Particles (photons) starting at different positions $x$ with zero initial velocity (in the transverse frame) arrive at the center ( $x=0$ ) simultaneously at $t = \pi/2$ (and integer multiples thereof).
This results in a collapse of the wavepacket to a point, creating a massive local intensity spike.

B. Enhanced Nonlinear Phase Shifts

The spatiotemporal focusing leads to a dramatic enhancement of nonlinear effects:

Phase Jump: In the linear regime, the phase at the center jumps by $\pi$ at each focusing event.
Nonlinear Enhancement: In the nonlinear regime, the interaction-induced phase shift is two orders of magnitude larger compared to a pulse propagating without the parabolic potential. This allows for significant phase manipulation at low input powers.

C. Optical Limiters and Bistability

The authors propose new regimes for optical control:

Temporal Optical Limiter: By driving the system with a periodic sequence of ultrashort pulses (period $T = \pi$ ), the system exhibits a sublinear intensity response. High input powers cause nonlinear phase shifts that desynchronize the signal from the driving pulses, effectively "clamping" the output intensity.
Temporal Bistability & Multistability: By introducing a phase delay between pulses (analogous to frequency detuning in CW bistability), the system exhibits hysteresis.
- Multistability: By using multiple pulse trains with different timing (e.g., doubling the repetition rate), the system can support multiple stable oscillating states simultaneously.
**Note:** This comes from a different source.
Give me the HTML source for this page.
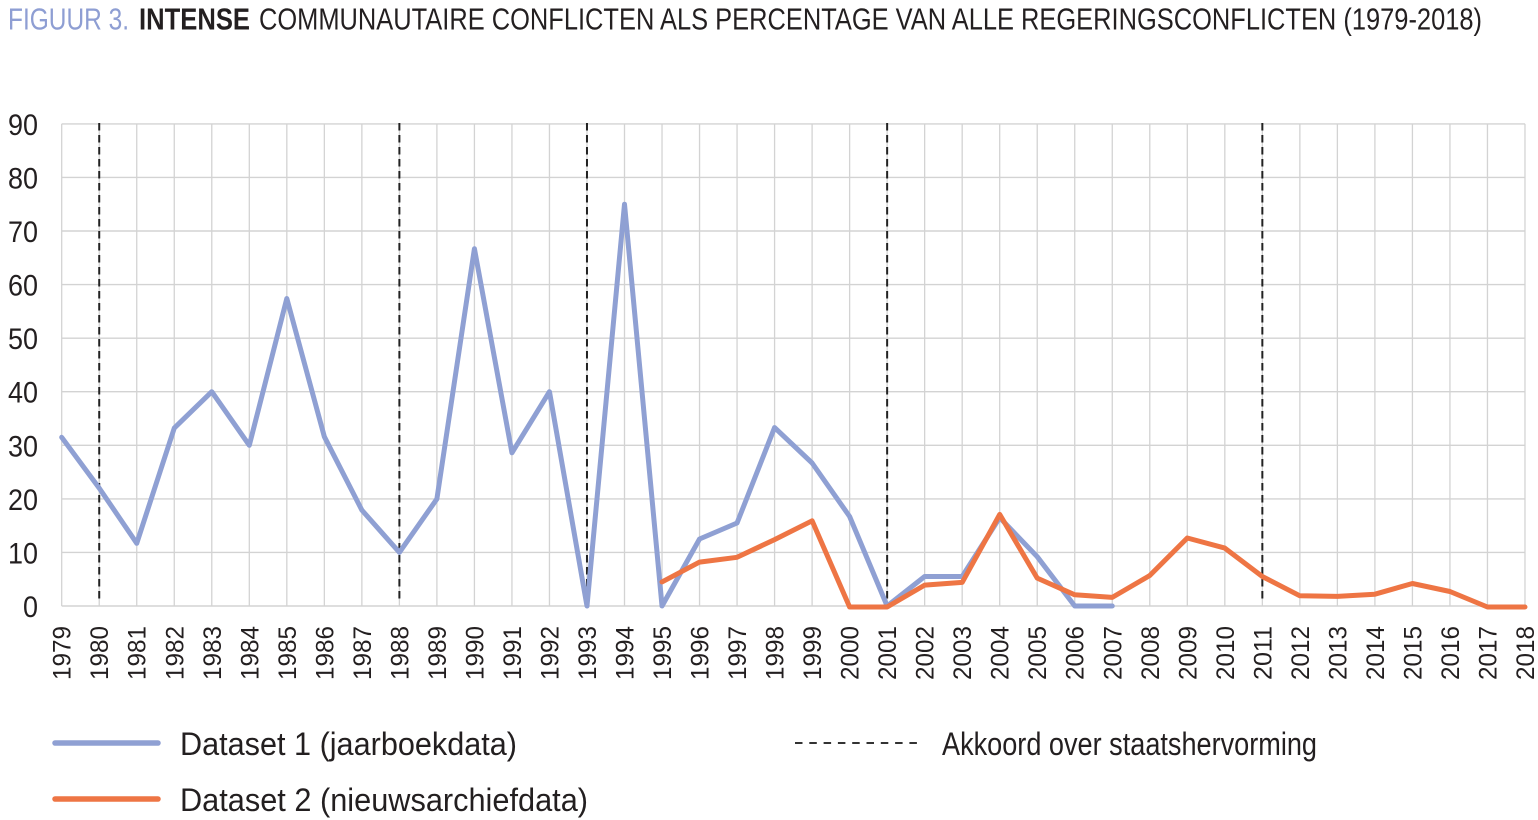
<!DOCTYPE html>
<html>
<head>
<meta charset="utf-8">
<style>
  html, body { margin: 0; padding: 0; background: #ffffff; }
  body { width: 1538px; height: 820px; overflow: hidden; }
  svg { display: block; }
  text { font-family: "Liberation Sans", "DejaVu Sans", sans-serif; fill: #231f20; }
</style>
</head>
<body>
<svg width="1538" height="820" viewBox="0 0 1538 820" xmlns="http://www.w3.org/2000/svg">
  <!-- Title -->
  <text x="8" y="29.5" font-size="31" textLength="121" lengthAdjust="spacingAndGlyphs" style="fill:#8e9ed3">FIGUUR 3.</text>
  <text x="139" y="29.5" font-size="31" font-weight="bold" textLength="111" lengthAdjust="spacingAndGlyphs">INTENSE</text>
  <text x="259" y="29.5" font-size="31" textLength="1223" lengthAdjust="spacingAndGlyphs">COMMUNAUTAIRE CONFLICTEN ALS PERCENTAGE VAN ALLE REGERINGSCONFLICTEN (1979-2018)</text>

  <!-- Horizontal gridlines -->
  <g stroke="#d3d3d3" stroke-width="1.4">
    <line x1="61.7" y1="606" x2="1525" y2="606"/>
    <line x1="61.7" y1="552.4" x2="1525" y2="552.4"/>
    <line x1="61.7" y1="498.9" x2="1525" y2="498.9"/>
    <line x1="61.7" y1="445.3" x2="1525" y2="445.3"/>
    <line x1="61.7" y1="391.7" x2="1525" y2="391.7"/>
    <line x1="61.7" y1="338.2" x2="1525" y2="338.2"/>
    <line x1="61.7" y1="284.6" x2="1525" y2="284.6"/>
    <line x1="61.7" y1="231" x2="1525" y2="231"/>
    <line x1="61.7" y1="177.4" x2="1525" y2="177.4"/>
    <line x1="61.7" y1="123.9" x2="1525" y2="123.9"/>
  </g>
  <!-- Vertical gridlines -->
  <g stroke="#d3d3d3" stroke-width="1.3">
    <line x1="61.7" y1="123.9" x2="61.7" y2="606"/>
    <line x1="99.22" y1="123.9" x2="99.22" y2="606"/>
    <line x1="136.74" y1="123.9" x2="136.74" y2="606"/>
    <line x1="174.26" y1="123.9" x2="174.26" y2="606"/>
    <line x1="211.78" y1="123.9" x2="211.78" y2="606"/>
    <line x1="249.30" y1="123.9" x2="249.30" y2="606"/>
    <line x1="286.82" y1="123.9" x2="286.82" y2="606"/>
    <line x1="324.34" y1="123.9" x2="324.34" y2="606"/>
    <line x1="361.86" y1="123.9" x2="361.86" y2="606"/>
    <line x1="399.38" y1="123.9" x2="399.38" y2="606"/>
    <line x1="436.90" y1="123.9" x2="436.90" y2="606"/>
    <line x1="474.42" y1="123.9" x2="474.42" y2="606"/>
    <line x1="511.94" y1="123.9" x2="511.94" y2="606"/>
    <line x1="549.46" y1="123.9" x2="549.46" y2="606"/>
    <line x1="586.98" y1="123.9" x2="586.98" y2="606"/>
    <line x1="624.50" y1="123.9" x2="624.50" y2="606"/>
    <line x1="662.02" y1="123.9" x2="662.02" y2="606"/>
    <line x1="699.54" y1="123.9" x2="699.54" y2="606"/>
    <line x1="737.06" y1="123.9" x2="737.06" y2="606"/>
    <line x1="774.58" y1="123.9" x2="774.58" y2="606"/>
    <line x1="812.10" y1="123.9" x2="812.10" y2="606"/>
    <line x1="849.62" y1="123.9" x2="849.62" y2="606"/>
    <line x1="887.14" y1="123.9" x2="887.14" y2="606"/>
    <line x1="924.66" y1="123.9" x2="924.66" y2="606"/>
    <line x1="962.18" y1="123.9" x2="962.18" y2="606"/>
    <line x1="999.70" y1="123.9" x2="999.70" y2="606"/>
    <line x1="1037.22" y1="123.9" x2="1037.22" y2="606"/>
    <line x1="1074.74" y1="123.9" x2="1074.74" y2="606"/>
    <line x1="1112.26" y1="123.9" x2="1112.26" y2="606"/>
    <line x1="1149.78" y1="123.9" x2="1149.78" y2="606"/>
    <line x1="1187.30" y1="123.9" x2="1187.30" y2="606"/>
    <line x1="1224.82" y1="123.9" x2="1224.82" y2="606"/>
    <line x1="1262.34" y1="123.9" x2="1262.34" y2="606"/>
    <line x1="1299.86" y1="123.9" x2="1299.86" y2="606"/>
    <line x1="1337.38" y1="123.9" x2="1337.38" y2="606"/>
    <line x1="1374.90" y1="123.9" x2="1374.90" y2="606"/>
    <line x1="1412.42" y1="123.9" x2="1412.42" y2="606"/>
    <line x1="1449.94" y1="123.9" x2="1449.94" y2="606"/>
    <line x1="1487.46" y1="123.9" x2="1487.46" y2="606"/>
    <line x1="1524.98" y1="123.9" x2="1524.98" y2="606"/>
  </g>

  <!-- Y axis labels -->
  <g font-size="30" text-anchor="end">
    <text x="38" y="617" textLength="15" lengthAdjust="spacingAndGlyphs">0</text>
    <text x="38" y="563.4" textLength="30" lengthAdjust="spacingAndGlyphs">10</text>
    <text x="38" y="509.9" textLength="30" lengthAdjust="spacingAndGlyphs">20</text>
    <text x="38" y="456.3" textLength="30" lengthAdjust="spacingAndGlyphs">30</text>
    <text x="38" y="402.7" textLength="30" lengthAdjust="spacingAndGlyphs">40</text>
    <text x="38" y="349.2" textLength="30" lengthAdjust="spacingAndGlyphs">50</text>
    <text x="38" y="295.6" textLength="30" lengthAdjust="spacingAndGlyphs">60</text>
    <text x="38" y="242" textLength="30" lengthAdjust="spacingAndGlyphs">70</text>
    <text x="38" y="188.4" textLength="30" lengthAdjust="spacingAndGlyphs">80</text>
    <text x="38" y="134.9" textLength="30" lengthAdjust="spacingAndGlyphs">90</text>
  </g>

  <!-- X axis labels (rotated) -->
  <g font-size="25">
    <text transform="translate(70.7,680) rotate(-90)" textLength="54" lengthAdjust="spacingAndGlyphs">1979</text>
    <text transform="translate(108.22,680) rotate(-90)" textLength="54" lengthAdjust="spacingAndGlyphs">1980</text>
    <text transform="translate(145.74,680) rotate(-90)" textLength="54" lengthAdjust="spacingAndGlyphs">1981</text>
    <text transform="translate(183.26,680) rotate(-90)" textLength="54" lengthAdjust="spacingAndGlyphs">1982</text>
    <text transform="translate(220.78,680) rotate(-90)" textLength="54" lengthAdjust="spacingAndGlyphs">1983</text>
    <text transform="translate(258.30,680) rotate(-90)" textLength="54" lengthAdjust="spacingAndGlyphs">1984</text>
    <text transform="translate(295.82,680) rotate(-90)" textLength="54" lengthAdjust="spacingAndGlyphs">1985</text>
    <text transform="translate(333.34,680) rotate(-90)" textLength="54" lengthAdjust="spacingAndGlyphs">1986</text>
    <text transform="translate(370.86,680) rotate(-90)" textLength="54" lengthAdjust="spacingAndGlyphs">1987</text>
    <text transform="translate(408.38,680) rotate(-90)" textLength="54" lengthAdjust="spacingAndGlyphs">1988</text>
    <text transform="translate(445.90,680) rotate(-90)" textLength="54" lengthAdjust="spacingAndGlyphs">1989</text>
    <text transform="translate(483.42,680) rotate(-90)" textLength="54" lengthAdjust="spacingAndGlyphs">1990</text>
    <text transform="translate(520.94,680) rotate(-90)" textLength="54" lengthAdjust="spacingAndGlyphs">1991</text>
    <text transform="translate(558.46,680) rotate(-90)" textLength="54" lengthAdjust="spacingAndGlyphs">1992</text>
    <text transform="translate(595.98,680) rotate(-90)" textLength="54" lengthAdjust="spacingAndGlyphs">1993</text>
    <text transform="translate(633.50,680) rotate(-90)" textLength="54" lengthAdjust="spacingAndGlyphs">1994</text>
    <text transform="translate(671.02,680) rotate(-90)" textLength="54" lengthAdjust="spacingAndGlyphs">1995</text>
    <text transform="translate(708.54,680) rotate(-90)" textLength="54" lengthAdjust="spacingAndGlyphs">1996</text>
    <text transform="translate(746.06,680) rotate(-90)" textLength="54" lengthAdjust="spacingAndGlyphs">1997</text>
    <text transform="translate(783.58,680) rotate(-90)" textLength="54" lengthAdjust="spacingAndGlyphs">1998</text>
    <text transform="translate(821.10,680) rotate(-90)" textLength="54" lengthAdjust="spacingAndGlyphs">1999</text>
    <text transform="translate(858.62,680) rotate(-90)" textLength="54" lengthAdjust="spacingAndGlyphs">2000</text>
    <text transform="translate(896.14,680) rotate(-90)" textLength="54" lengthAdjust="spacingAndGlyphs">2001</text>
    <text transform="translate(933.66,680) rotate(-90)" textLength="54" lengthAdjust="spacingAndGlyphs">2002</text>
    <text transform="translate(971.18,680) rotate(-90)" textLength="54" lengthAdjust="spacingAndGlyphs">2003</text>
    <text transform="translate(1008.70,680) rotate(-90)" textLength="54" lengthAdjust="spacingAndGlyphs">2004</text>
    <text transform="translate(1046.22,680) rotate(-90)" textLength="54" lengthAdjust="spacingAndGlyphs">2005</text>
    <text transform="translate(1083.74,680) rotate(-90)" textLength="54" lengthAdjust="spacingAndGlyphs">2006</text>
    <text transform="translate(1121.26,680) rotate(-90)" textLength="54" lengthAdjust="spacingAndGlyphs">2007</text>
    <text transform="translate(1158.78,680) rotate(-90)" textLength="54" lengthAdjust="spacingAndGlyphs">2008</text>
    <text transform="translate(1196.30,680) rotate(-90)" textLength="54" lengthAdjust="spacingAndGlyphs">2009</text>
    <text transform="translate(1233.82,680) rotate(-90)" textLength="54" lengthAdjust="spacingAndGlyphs">2010</text>
    <text transform="translate(1271.34,680) rotate(-90)" textLength="54" lengthAdjust="spacingAndGlyphs">2011</text>
    <text transform="translate(1308.86,680) rotate(-90)" textLength="54" lengthAdjust="spacingAndGlyphs">2012</text>
    <text transform="translate(1346.38,680) rotate(-90)" textLength="54" lengthAdjust="spacingAndGlyphs">2013</text>
    <text transform="translate(1383.90,680) rotate(-90)" textLength="54" lengthAdjust="spacingAndGlyphs">2014</text>
    <text transform="translate(1421.42,680) rotate(-90)" textLength="54" lengthAdjust="spacingAndGlyphs">2015</text>
    <text transform="translate(1458.94,680) rotate(-90)" textLength="54" lengthAdjust="spacingAndGlyphs">2016</text>
    <text transform="translate(1496.46,680) rotate(-90)" textLength="54" lengthAdjust="spacingAndGlyphs">2017</text>
    <text transform="translate(1533.98,680) rotate(-90)" textLength="54" lengthAdjust="spacingAndGlyphs">2018</text>
  </g>

  <!-- Dashed reform lines -->
  <g stroke="#222222" stroke-width="2" stroke-dasharray="7.5,4.5">
    <line x1="99.22" y1="123" x2="99.22" y2="602"/>
    <line x1="399.38" y1="123" x2="399.38" y2="602"/>
    <line x1="586.98" y1="123" x2="586.98" y2="602"/>
    <line x1="887.14" y1="123" x2="887.14" y2="602"/>
    <line x1="1262.34" y1="123" x2="1262.34" y2="602"/>
  </g>

  <!-- Dataset 1 (blue) -->
  <polyline fill="none" stroke="#8fa0d3" stroke-width="5" stroke-linejoin="round" stroke-linecap="round"
    points="61.7,437.3 99.22,488.1 136.74,543.3 174.26,428.1 211.78,391.7 249.30,445.3 286.82,298.5 324.34,436.7 361.86,510.1 399.38,552.4 436.90,498.9 474.42,248.7 511.94,452.8 549.46,391.7 586.98,606 624.50,204.2 662.02,606 699.54,539 737.06,523 774.58,427.6 812.10,463 849.62,516.5 887.14,606 924.66,576.5 962.18,576.5 999.70,517.6 1037.22,556.7 1074.74,606 1112.26,606"/>

  <!-- Dataset 2 (orange) -->
  <polyline fill="none" stroke="#ee7544" stroke-width="5" stroke-linejoin="round" stroke-linecap="round"
    points="662.02,581.9 699.54,562.1 737.06,557.3 774.58,539.6 812.10,520.8 849.62,607 887.14,607 924.66,585.1 962.18,582.4 999.70,514.4 1037.22,578.1 1074.74,594.8 1112.26,597.4 1149.78,575.5 1187.30,538 1224.82,548.1 1262.34,576.5 1299.86,595.8 1337.38,596.4 1374.90,594.2 1412.42,583.5 1449.94,591.5 1487.46,607 1524.98,607"/>

  <!-- Legend -->
  <line x1="55" y1="743" x2="158" y2="743" stroke="#8fa0d3" stroke-width="5.5" stroke-linecap="round"/>
  <text x="180" y="755" font-size="32" textLength="337" lengthAdjust="spacingAndGlyphs">Dataset 1 (jaarboekdata)</text>
  <line x1="55" y1="799" x2="158" y2="799" stroke="#ee7544" stroke-width="5.5" stroke-linecap="round"/>
  <text x="180" y="811" font-size="32" textLength="408" lengthAdjust="spacingAndGlyphs">Dataset 2 (nieuwsarchiefdata)</text>

  <line x1="795" y1="743" x2="917" y2="743" stroke="#333333" stroke-width="2" stroke-dasharray="7.5,6.8"/>
  <text x="942" y="755" font-size="32" textLength="375" lengthAdjust="spacingAndGlyphs">Akkoord over staatshervorming</text>
</svg>
</body>
</html>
The paper demonstrates 4-state and 16-state multistability, encoding information in the temporal/spatial oscillation patterns.

D. Quantum Tautochrone and Blockade

Moving to the quantum regime, the authors predict a tautochrone quantum blockade:

The enhanced interactions at the focal point increase the effective nonlinearity.
This leads to a stronger photon blockade effect, characterized by a second-order correlation function $g^{(2)}$ dropping significantly below 1 (stronger antibunching) compared to standard continuous-wave blockade.
This suggests a pathway to generate high-purity single-photon states using realistic system parameters.

4. Results

Focusing Dynamics: Simulations confirm that a Gaussian wavepacket with initial width $\sigma_0 = 5$ collapses to a tight focus at $t = \pi/2$ .
Phase Shift Magnitude: The nonlinear phase shift in the parabolic trap is shown to be $\sim 100\times$ larger than in free space for the same interaction strength.
Hysteresis Loops: The input-output curves for the pulsed system show clear hysteresis loops, confirming bistability. The multistable regime successfully distinguishes between 4 and 16 distinct stable states based on excitation history.
Antibunching: Quantum simulations show that the $g^{(2)}$ value reaches $\sim 0.92$ (compared to $\sim 0.98$ in CW) for average particle numbers $N \sim 1$ , indicating a significant improvement in single-photon purity.
FDTD Validation: First-principles simulations of a GaAs microcavity with a reservoir-induced potential successfully reproduce the tautochrone focusing and phase shifts, confirming the feasibility of the design in real semiconductor structures.

5. Significance

Low-Power Nonlinear Optics: The work provides a mechanism to achieve strong nonlinear effects (phase shifts, switching) using low irradiances, which is critical for preventing damage to optical components and reducing energy consumption.
Information Processing: The demonstration of temporal multistability with a large number of states (up to 16 demonstrated theoretically) offers a new paradigm for optical memory and logic gates, potentially enabling high-density optical computing.
Quantum Technologies: The prediction of an enhanced quantum blockade regime offers a practical route to generating single-photon sources with high purity, essential for quantum key distribution (QKD) and boson sampling.
Experimental Feasibility: By grounding the theory in Exciton-Polariton microcavities and providing specific FDTD designs, the paper bridges the gap between abstract mathematical concepts and experimental realization in existing photonic platforms.

In summary, the paper proposes a novel "Photonic Tautochrone" that leverages the geometry of a parabolic potential to synchronize the arrival of photons, thereby amplifying nonlinear and quantum effects to enable advanced optical limiting, multistable logic, and efficient single-photon generation.